The trouble with denial and silence is that it feeds the dehumanisation necessary to justify and normalise a genocide. Our university must act on its responsibility towards its own community and send a message that we reject the dehumanisation narrative, affirm the rights of Palestinians, and that EUR values align neither with apartheid, nor with genocide and ethnic cleansing of Palestinians which our Dutch government supports and funds with our taxes. This is a responsibility of our university particularly when the political system fails, and it has failed terribly. We must acknowledge that EUR’s silence only makes a genocide palatable for its community.

It is highly appreciated that EUR has provided space for discourse and remains committed to its value of academic freedom. EUR must also remain committed to its values of tolerance and equality for all.

Even if neutrality

al-azhar university of gaza source ahmed alnoug
The destruction of the Al-Azhar University in Gaza. Image credit: Ahmed Alnaouq

If EUR remains neutral, then it must do so in the full spirit of neutrality. Are we neutral?

We contract with Hewlett-Packard for employee laptops, while HP provides exclusive services to Israeli army that are likened to Polaroid’s passbook-identification services to apartheid South-Africa. We maintain ties with academic institutions in Israel, while they are complicit in the crimes – Tel Aviv university develops systems like the ‘Dahiya doctrine’ of disproportionate force and university labs conduct research using stolen skin and organs of dead Palestinians. We voice not a single word of support for Palestinian academics, while Palestinian higher education is under assault – twelve higher education institutes in Gaza and two in the West-Bank are partially or completely destroyed; at least five hundred staff and students have been killed, among them the prominent physicist professor Sufyan Tayeh and acclaimed poet professor Refaat Alareer.

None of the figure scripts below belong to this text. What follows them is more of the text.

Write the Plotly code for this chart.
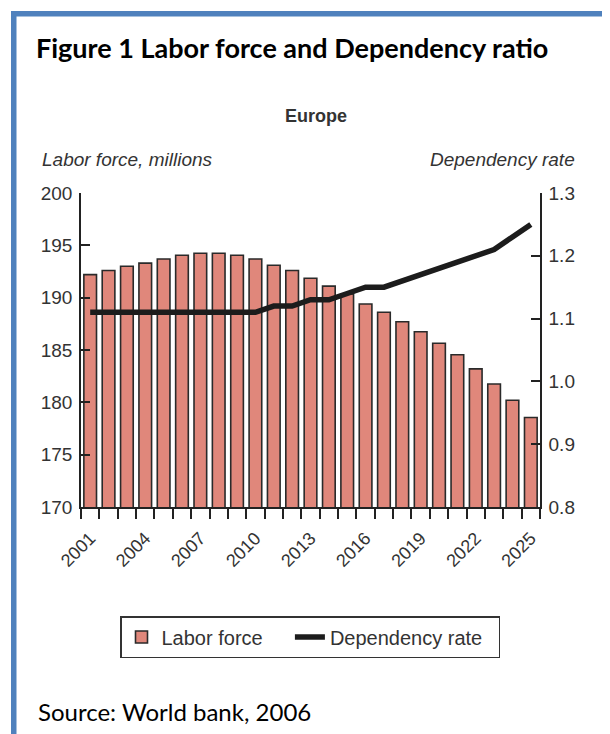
import plotly.graph_objects as go

years = list(range(2001, 2026))
labor_force = [192.2, 192.6, 193.0, 193.3, 193.7, 194.05, 194.25, 194.25, 194.05, 193.7,
               193.1, 192.6, 191.85, 191.1, 190.35, 189.4, 188.6, 187.7, 186.75, 185.65,
               184.55, 183.2, 181.75, 180.2, 178.55]
dependency = [1.11, 1.11, 1.11, 1.11, 1.11, 1.11, 1.11, 1.11, 1.11, 1.11,
              1.12, 1.12, 1.13, 1.13, 1.14, 1.15, 1.15, 1.16, 1.17, 1.18,
              1.19, 1.20, 1.21, 1.23, 1.25]
label_years = [2001, 2004, 2007, 2010, 2013, 2016, 2019, 2022, 2025]
left_ticks = [170, 175, 180, 185, 190, 195, 200]
right_ticks = [0.8, 0.9, 1.0, 1.1, 1.2, 1.3]

# page body has an 8px margin, so the figure is offset by 8px
OFF = 8
W, H = 610 - OFF, 734 - OFF
L, R, T, B = 81, 540, 193, 507  # plot area in window pixels


def px(x):
    return (x - L) / (R - L)


def py(y):
    return (B - y) / (B - T)


AX = "Liberation Sans"
TXT = "#333333"
NB = "\u00a0"

fig = go.Figure()
fig.add_trace(go.Bar(
    x=years, y=labor_force, name="Labor force" + NB * 4,
    marker=dict(color="#E0877B", line=dict(color="#2a2a2a", width=1.6)),
    yaxis="y",
))
fig.add_trace(go.Scatter(
    x=years, y=dependency, name="Dependency rate" + NB * 2, mode="lines",
    line=dict(color="#1c1c1c", width=5.5),
    yaxis="y2",
))

fig.update_layout(
    width=W, height=H,
    margin=dict(l=L - OFF, r=610 - R, t=T - OFF, b=734 - B),
    paper_bgcolor="white", plot_bgcolor="white",
    bargap=0.31,
    showlegend=True,
    legend=dict(
        orientation="h", x=px(120), xanchor="left", y=py(637), yanchor="middle",
        bordercolor="#333333", borderwidth=1.5,
        font=dict(family=AX, size=20, color=TXT),
        itemwidth=30,
    ),
    xaxis=dict(
        range=[2000.5, 2025.5], tickmode="array", tickvals=label_years,
        ticktext=[str(v) for v in label_years], tickangle=-45,
        ticks="outside", ticklen=12, tickcolor="rgba(0,0,0,0)",
        showline=True, linecolor="#222222", linewidth=1.5,
        showgrid=False, zeroline=False,
        tickfont=dict(family=AX, size=18, color=TXT),
        minor=dict(ticks="outside", tick0=2000.5, dtick=1, ticklen=10,
                   tickcolor="#222222", tickwidth=1.5, showgrid=False),
    ),
    yaxis=dict(
        range=[170, 200], tickvals=left_ticks,
        ticks="inside", ticklen=9, tickcolor="#222222", tickwidth=1.5,
        showline=True, linecolor="#222222", linewidth=1.5,
        showgrid=False, zeroline=False,
        ticklabelstandoff=3,
        tickfont=dict(family=AX, size=19, color=TXT),
    ),
    yaxis2=dict(
        range=[0.8, 1.3], tickvals=right_ticks, tickformat=".1f",
        overlaying="y", side="right",
        ticks="inside", ticklen=9, tickcolor="#222222", tickwidth=1.5,
        showline=True, linecolor="#222222", linewidth=1.5,
        showgrid=False, zeroline=False,
        ticklabelstandoff=3,
        tickfont=dict(family=AX, size=19, color=TXT),
    ),
)

annotations = [
    dict(text="<b>Figure 1 Labor force and Dependency ratio</b>", x=px(34), y=py(47),
         xanchor="left", yanchor="middle", font=dict(family="Lato", size=27, color="black")),
    dict(text="<b>Europe</b>", x=px(316), y=py(116), xanchor="center", yanchor="middle",
         font=dict(family=AX, size=18, color=TXT)),
    dict(text="<i>Labor force, millions</i>", x=px(40), y=py(159), xanchor="left", yanchor="middle",
         font=dict(family=AX, size=19, color=TXT)),
    dict(text="<i>Dependency rate</i>", x=px(577), y=py(159), xanchor="right", yanchor="middle",
         font=dict(family=AX, size=19, color=TXT)),
    dict(text="Source: World bank, 2006", x=px(36), y=py(711), xanchor="left", yanchor="middle",
         font=dict(family="Lato", size=24, color="black")),
]
for a in annotations:
    a.update(xref="paper", yref="paper", showarrow=False)
fig.update_layout(annotations=annotations)

BLUE = "#4F81BD"
shapes = [
    dict(type="rect", x0=px(11), x1=px(16.5), y0=py(745), y1=py(11), fillcolor=BLUE),
    dict(type="rect", x0=px(11), x1=px(615), y0=py(16.5), y1=py(11), fillcolor=BLUE),
    dict(type="rect", x0=px(606.5), x1=px(608.5), y0=py(745), y1=py(16), fillcolor="#A9C0DF"),
]
for s in shapes:
    s.update(xref="paper", yref="paper", line=dict(width=0), layer="above")
fig.update_layout(shapes=shapes)

fig.write_html("out.html")
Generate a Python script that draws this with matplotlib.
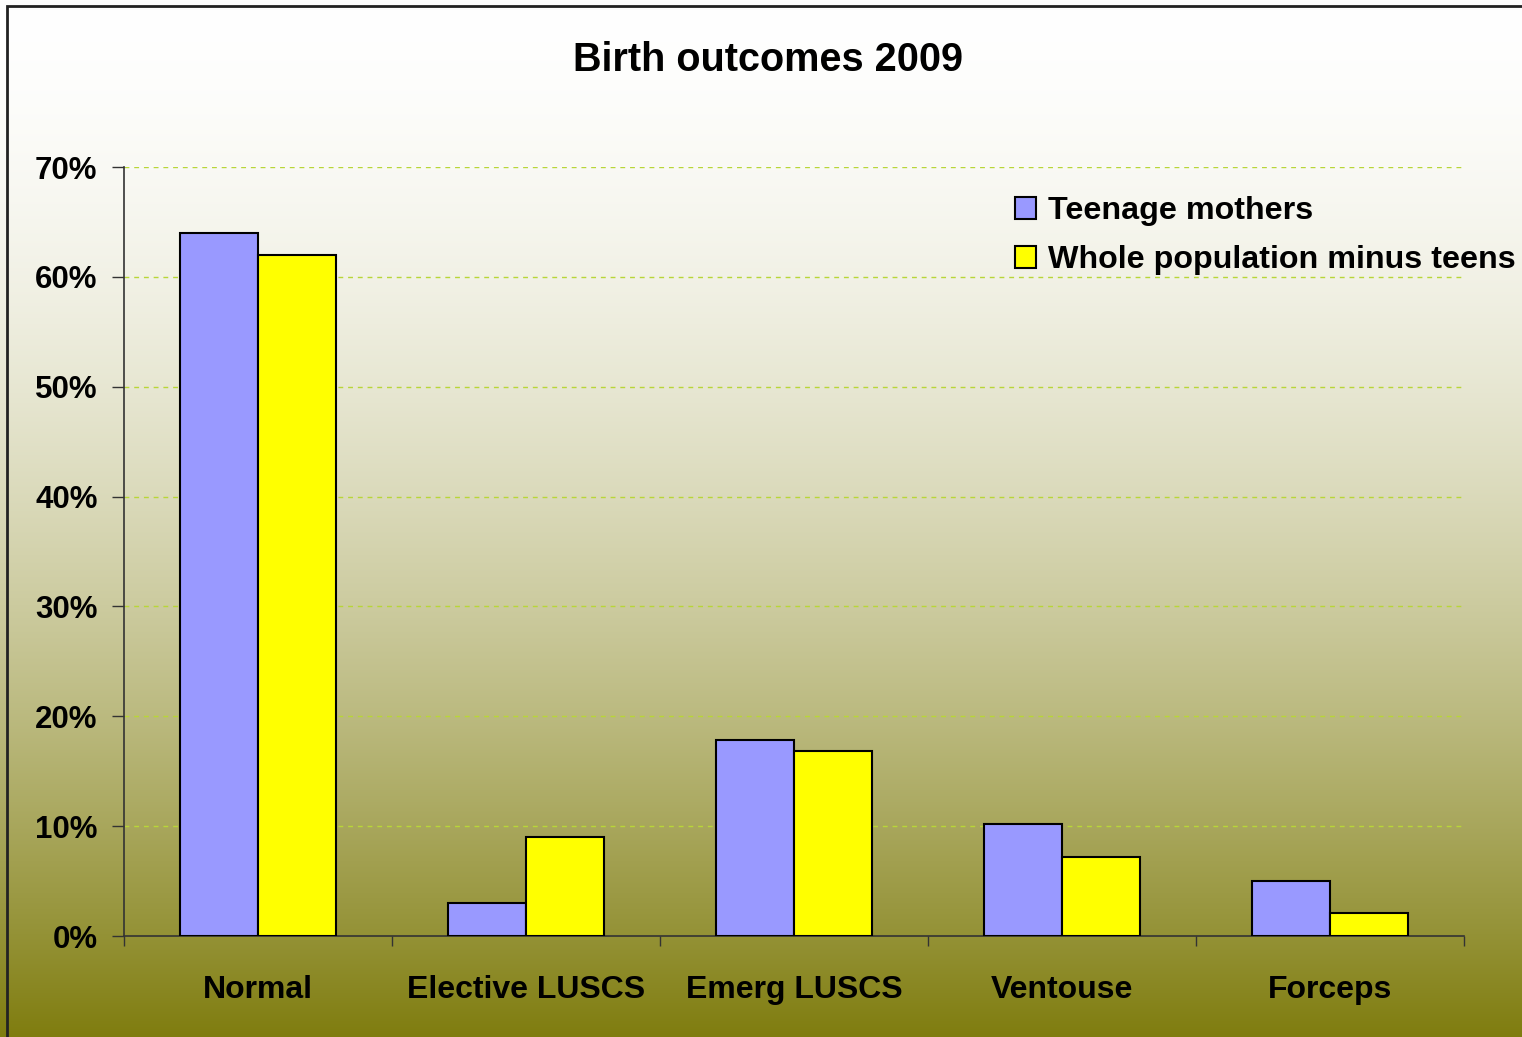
import matplotlib.pyplot as plt
import numpy as np
from matplotlib.patches import Rectangle

plt.rcParams['font.family'] = ['Liberation Sans', 'DejaVu Sans']
plt.rcParams['font.weight'] = 'bold'

# data
categories = ['Normal', 'Elective LUSCS', 'Emerg LUSCS', 'Ventouse', 'Forceps']
teenage = [0.64, 0.03, 0.178, 0.102, 0.05]
whole_pop = [0.62, 0.09, 0.168, 0.072, 0.021]
series_names = ['Teenage mothers', 'Whole population minus teens']
y_ticks = [0, 0.1, 0.2, 0.3, 0.4, 0.5, 0.6, 0.7]

fig = plt.figure(figsize=(15.22, 10.37), dpi=100)

# background gradient: white at top to olive at bottom
bg = fig.add_axes([0, 0, 1, 1], zorder=-10)
t = np.linspace(0, 1, 512) ** 1.7
top = np.array([1.0, 1.0, 1.0])
bottom = np.array([0.50, 0.49, 0.06])
grad = top[None, :] * (1 - t[:, None]) + bottom[None, :] * t[:, None]
bg.imshow(grad[:, None, :], aspect='auto', extent=[0, 1, 0, 1], origin='upper')
bg.set_xlim(0, 1)
bg.set_ylim(0, 1)
bg.axis('off')

# figure frame (left and top visible)
fig.patches.append(Rectangle((7 / 1522, -0.01), 1.1, 1 - 6 / 1037 + 0.01,
                             transform=fig.transFigure, fill=False,
                             edgecolor='#222222', linewidth=2, zorder=5))

ax = fig.add_axes([124 / 1522, 1 - 936 / 1037, 1340 / 1522, (936 - 167) / 1037])
ax.set_facecolor('none')

x = np.arange(len(categories))
w = 0.29
ax.bar(x - w / 2, teenage, w, color='#9999ff', edgecolor='black', linewidth=1.5,
       label=series_names[0], zorder=3)
ax.bar(x + w / 2, whole_pop, w, color='#ffff00', edgecolor='black', linewidth=1.5,
       label=series_names[1], zorder=3)

ax.set_xlim(-0.5, len(categories) - 0.5)
ax.set_ylim(0, 0.7)
ax.set_yticks(y_ticks)
ax.set_yticklabels(['%d%%' % round(v * 100) for v in y_ticks])
ax.tick_params(axis='y', length=9, width=1, pad=10, labelsize=22.5, color='#333333')

# category boundaries as major ticks, names on minor ticks
ax.set_xticks(np.arange(len(categories) + 1) - 0.5)
ax.set_xticklabels([])
ax.set_xticks(x, minor=True)
ax.set_xticklabels(categories, minor=True)
ax.tick_params(axis='x', which='major', length=7, width=1, color='#333333')
ax.tick_params(axis='x', which='minor', length=0, pad=28, labelsize=23)

for v in y_ticks[1:]:
    ax.axhline(v, color='#b8d638', linestyle=(0, (3.5, 3.5)), linewidth=1, zorder=1)

for s in ['top', 'right']:
    ax.spines[s].set_visible(False)
for s in ['left', 'bottom']:
    ax.spines[s].set_color('#333333')
    ax.spines[s].set_linewidth(1.2)

fig.text(768 / 1522, 1 - 60 / 1037, 'Birth outcomes 2009', ha='center', va='center',
         fontsize=28.5, fontweight='bold')

fig.legend(loc='upper left', bbox_to_anchor=(1015 / 1522, 1 - 196 / 1037),
           frameon=False, fontsize=23.2, handlelength=0.66, handleheight=0.66,
           handletextpad=0.36, labelspacing=0.6, borderpad=0, borderaxespad=0)

fig.savefig('out.png', dpi=100)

This is not neutrality – this is business-as-usual and indifference.

Does EUR have courage to break the silence?

Israel claimed to do what it is doing to save the Jewish people. Jewish people came out in droves to object. ‘Not in my name’, they say courageously. On 5 December 2023, Israel’s President Herzog claimed: ’It’s a war that is intended, really, truly, to save Western civilisation, to save the values of Western civilisation.’ Does EUR have the courage to say: ‘Not in the name of my values’? If not, then EUR must clarify what values it stands for.